The request -> Exactly as written, quote every line that follows, skipping the images.

*** Extracted data ***

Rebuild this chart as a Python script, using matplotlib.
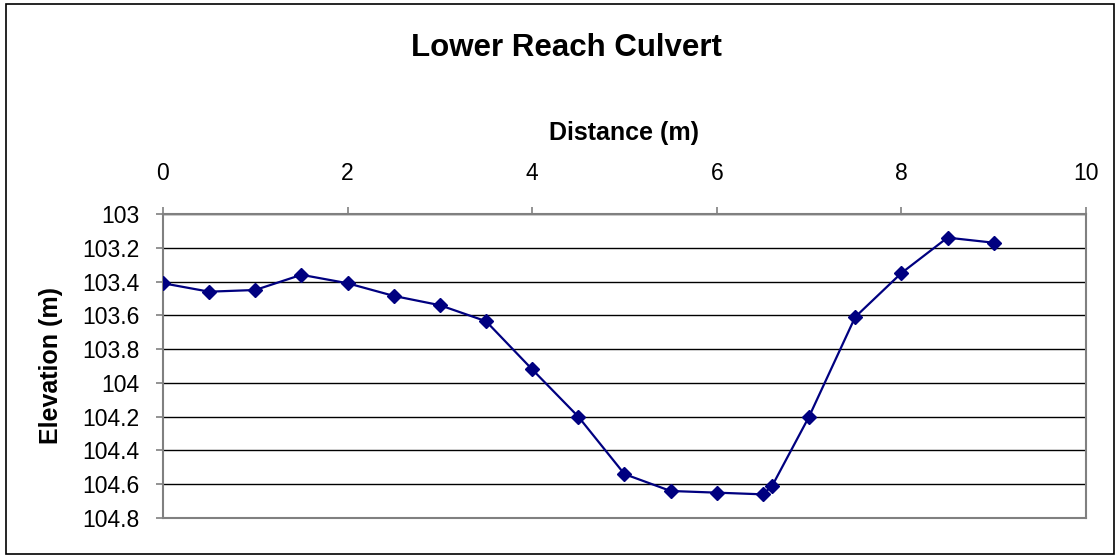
import matplotlib.pyplot as plt
from matplotlib.patches import Rectangle

plt.rcParams['font.family'] = ['Liberation Sans', 'DejaVu Sans']

distance = [0, 0.5, 1.0, 1.5, 2.0, 2.5, 3.0, 3.5, 4.0, 4.5, 5.0, 5.5, 6.0, 6.5, 6.6,
            7.0, 7.5, 8.0, 8.5, 9.0]
elevation = [103.41, 103.46, 103.45, 103.36, 103.41, 103.485, 103.54, 103.635, 103.92,
             104.20, 104.54, 104.64, 104.65, 104.66, 104.61, 104.20, 103.61, 103.35,
             103.14, 103.17]

x_ticks = [0, 2, 4, 6, 8, 10]
y_ticks = [103, 103.2, 103.4, 103.6, 103.8, 104, 104.2, 104.4, 104.6, 104.8]
y_labels = ['103', '103.2', '103.4', '103.6', '103.8', '104', '104.2', '104.4', '104.6', '104.8']

fig = plt.figure(figsize=(11.2, 5.58), dpi=100)
ax = fig.add_axes([0.1455, 0.0717, 0.8241, 0.5448])

ax.plot(distance, elevation, color='#000080', lw=1.6, marker='D', ms=6.8,
        markerfacecolor='#000080', markeredgecolor='#000080', zorder=3)

ax.set_xlim(0, 10)
ax.set_ylim(104.8, 103)
ax.set_xticks(x_ticks)
ax.set_yticks(y_ticks)
ax.set_yticklabels(y_labels)
ax.xaxis.tick_top()
ax.xaxis.set_label_position('top')
ax.tick_params(axis='both', labelsize=16.5, length=5, color='#808080', width=1.2)
ax.tick_params(axis='x', pad=16)
ax.tick_params(axis='y', pad=12)
ax.yaxis.grid(True, color='black', lw=1)
ax.set_axisbelow(True)
for s in ax.spines.values():
    s.set_color('#808080')
    s.set_linewidth(1.5)

ax.set_xlabel('Distance (m)', fontsize=18, fontweight='bold', labelpad=16)
ax.set_ylabel('Elevation (m)', fontsize=18, fontweight='bold', labelpad=14)
fig.text(0.506, 0.914, 'Lower Reach Culvert', ha='center', va='center',
         fontsize=22.5, fontweight='bold')

fig.patches.append(Rectangle((0.005, 0.008), 0.99, 0.985, transform=fig.transFigure,
                             fill=False, edgecolor='black', lw=1.2))

fig.savefig('out.png', dpi=100)
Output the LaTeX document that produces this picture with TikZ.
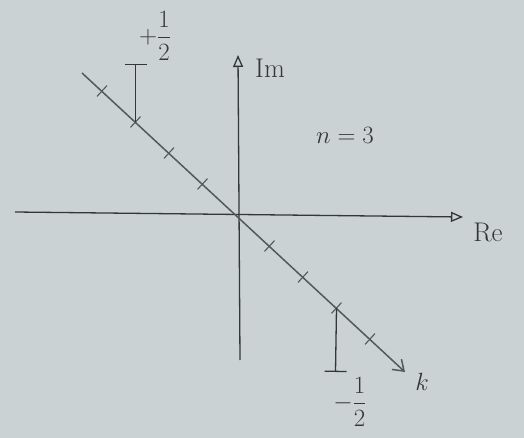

***

Result for this task ->
Rebuild this chart as a Python script, using matplotlib.
import matplotlib.pyplot as plt
from matplotlib.patches import Rectangle

plt.rcParams['font.family'] = ['Liberation Sans', 'DejaVu Sans']

distance = [0, 0.5, 1.0, 1.5, 2.0, 2.5, 3.0, 3.5, 4.0, 4.5, 5.0, 5.5, 6.0, 6.5, 6.6,
            7.0, 7.5, 8.0, 8.5, 9.0]
elevation = [103.41, 103.46, 103.45, 103.36, 103.41, 103.485, 103.54, 103.635, 103.92,
             104.20, 104.54, 104.64, 104.65, 104.66, 104.61, 104.20, 103.61, 103.35,
             103.14, 103.17]

x_ticks = [0, 2, 4, 6, 8, 10]
y_ticks = [103, 103.2, 103.4, 103.6, 103.8, 104, 104.2, 104.4, 104.6, 104.8]
y_labels = ['103', '103.2', '103.4', '103.6', '103.8', '104', '104.2', '104.4', '104.6', '104.8']

fig = plt.figure(figsize=(11.2, 5.58), dpi=100)
ax = fig.add_axes([0.1455, 0.0717, 0.8241, 0.5448])

ax.plot(distance, elevation, color='#000080', lw=1.6, marker='D', ms=6.8,
        markerfacecolor='#000080', markeredgecolor='#000080', zorder=3)

ax.set_xlim(0, 10)
ax.set_ylim(104.8, 103)
ax.set_xticks(x_ticks)
ax.set_yticks(y_ticks)
ax.set_yticklabels(y_labels)
ax.xaxis.tick_top()
ax.xaxis.set_label_position('top')
ax.tick_params(axis='both', labelsize=16.5, length=5, color='#808080', width=1.2)
ax.tick_params(axis='x', pad=16)
ax.tick_params(axis='y', pad=12)
ax.yaxis.grid(True, color='black', lw=1)
ax.set_axisbelow(True)
for s in ax.spines.values():
    s.set_color('#808080')
    s.set_linewidth(1.5)

ax.set_xlabel('Distance (m)', fontsize=18, fontweight='bold', labelpad=16)
ax.set_ylabel('Elevation (m)', fontsize=18, fontweight='bold', labelpad=14)
fig.text(0.506, 0.914, 'Lower Reach Culvert', ha='center', va='center',
         fontsize=22.5, fontweight='bold')

fig.patches.append(Rectangle((0.005, 0.008), 0.99, 0.985, transform=fig.transFigure,
                             fill=False, edgecolor='black', lw=1.2))

fig.savefig('out.png', dpi=100)
Output the LaTeX document that produces this picture with TikZ.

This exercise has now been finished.